Florida senior Jem Lugo, owner of a 3.98 GPA and Valedictorian of her class, wrote a speech filled with jokes, whimsical advice to her comrades and generally a great deal of wit. It was rejected by the faculty, branded as "too individualistic". She was told to write a new speech, or be stripped of her position as Valedictorian.

She did so, and presented the new speech, which was approved. But she also went to her local paper, told them about the incident, gave them (and all her fellow seniors) copies of her original speech, and then delivered the second approved speech at the graduation without incident.

Then the paper published the story.

Over the weekend, Jem has been covered nationally in an assortment of papers and media. Many papers, blogs and websites have reprinted the transcripts of both the first speech and its emotionless and pedestrian younger brother. The Principal of the school and the faculty member who called the speech "Apalling" have spent the last few days hanging up on reporters and denying interview requests from all over the country. In an attempt to find more meat to add to the story, it was discovered that the principal has been fined and/or censured twice for plagarism in her own graduation speeches in recent years. And it's only Tuesday.

In short, an attempt to protect an organization by striking down controversy has resulted in more powerful controvesy than they could ever imagine.

This is the latest in an endless stream of examples of what's know as the "Streisand Effect". It's named after the singer, who tried to sue to have aerial photos of her beachfront property removed from a website which was chronicling erosion and coastal change. The result - the lawsuit got national attention, as did the website where the photos appeared, which caused the number of people looking at the photos jump by an order of magnitude, far more than would ever have found them if she'd never mentioned it at all.

There's endless examples of such behavior, many chronicled on the obviously-named www.thestreisandeffect.com.
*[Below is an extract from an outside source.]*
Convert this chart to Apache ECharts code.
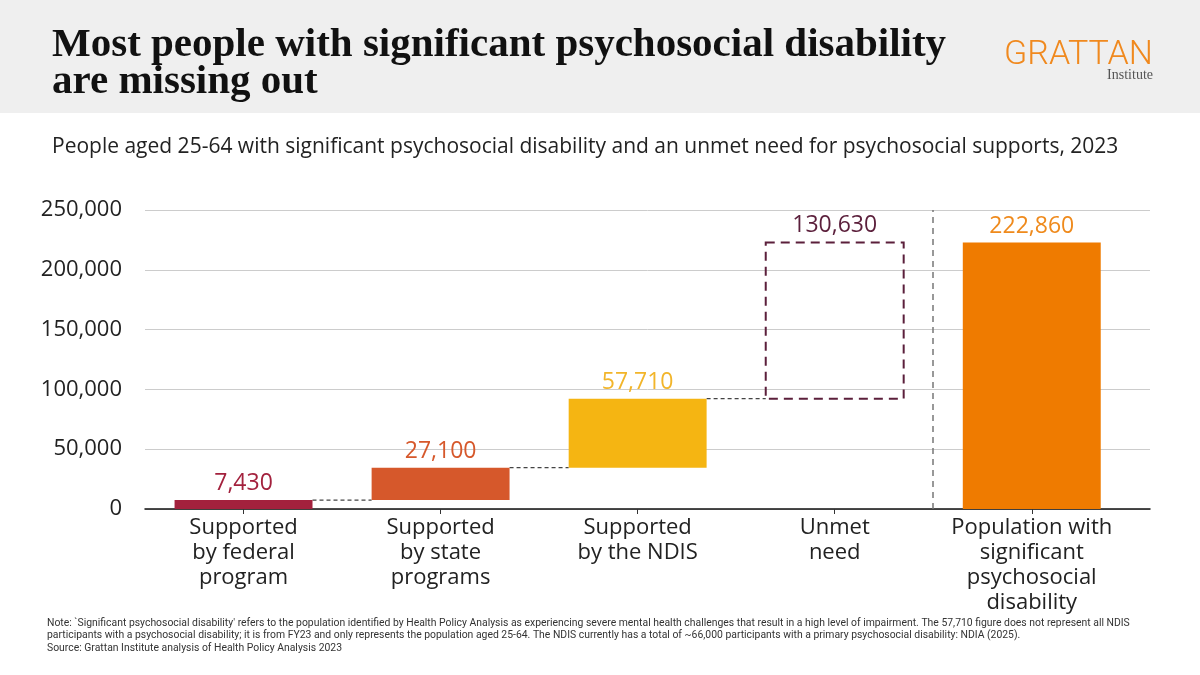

They all follow the same pattern - people attempting to get people to "stop looking at that thing over there" only serves to make people's head swivel and say "what thing?" Or as The Kid likes to quote from The Simpsons Movie, "Don't look where I'm pointing!"

It didn't start with the Internet, not at all. The very first story in the Bible deals with people being told not to do or even touch something, and resulting in an immediate desire for the thing. As a rule, a protest or scandal for a film or other work of art is almost a guarantee of increased ticket sales, something you'd think the Catholic League would have figured out by now. Whether it's out of pure curiosity as to what could be so bad, a desire to take a stand in the name of the First Amendment or a simple desire to see filth and you didn't know about this bit so thanks protesters for bringin' it to my attention, drawing attention to something you don't want people to know about is just counterproductive from any angle. The hilarious Joe Dante film Matinee has a scene where the producer actually staged his OWN protest, to get talk about the film started.

So far, Miss Lugo has apparently done a pretty good job of not letting her fifteen minutes go to her head. She actually turned down an opportunity to appear on the CBS Early Show and read her speech. An eponymous website has gone up, touting her as "America's Valedictorian" and is connected to her twitter feed that claims she's "Going to the White House". No idea if that's true or not - it could easily be someone grabbing the name in hopes of profiting from it. The Internet has its down side as well - just ask Susan Boyle.

Jem is heading for Harvard in the fall. My dearest hope is that she joins the Harvard Lampoon as soon as she hits campus, cultivates her wit and achieves success and fame that the faculty of Springstead High School could never dream of.